College doesn't have to be expensive. There's scholarships, grant money, and school-funded assistance. Many people now are choosing to go to a community college for the first year or two before transferring to a larger institution which offers bachelor's degrees. As long as the credits transfer and you have a good sense of what you want to get a degree in, that normally isn't a problem.


#20

[quote="spunjalebi, post:19, topic:220026"]

[/quote]

You make very good points.

I am one you could say is mixed on college in general. I think there are great benefits to college and downsides such as the many souls who lose their faith in college and the huge debt at many places.

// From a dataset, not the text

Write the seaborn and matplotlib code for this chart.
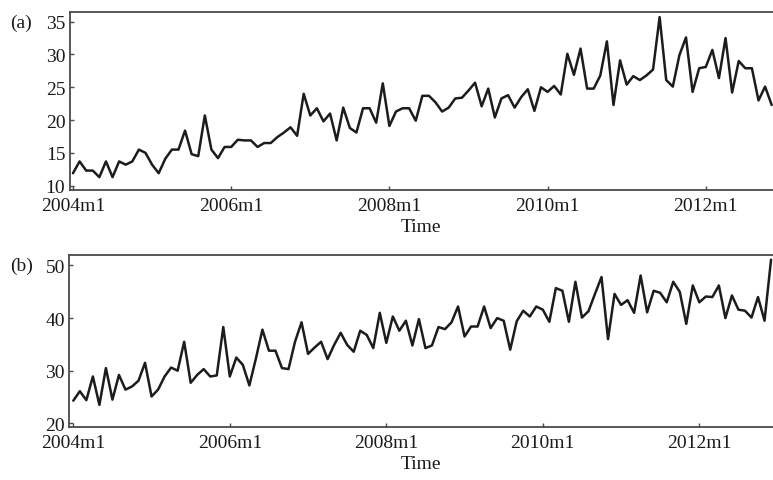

If a woman wants to be an educated wife, that is good and preferable. However, like I said it needs to be done on the cheap side unless she has parents that are paying or she is paying herself out of pocket. Loans for college are unfair for the husband. He is essentially being forced to support a family AND pay her bills she accrued through her own poor financial decisions.

I know that I would rather have a woman that is uneducated but has financial sense than a woman that is educated and has no financial sense. I have been around way too many college educated women that blow through money like it grows on trees.

Also, in this economy a generic BA college degree is basically worthless. Most people I know are going to grad school. I even know a number of women that want to be SAHMs that are going to private grad schools. Unless you want to do union work in a skilled position, you need grad school to make money and support a family. Even most teaching jobs that pay well demand a grad school degree.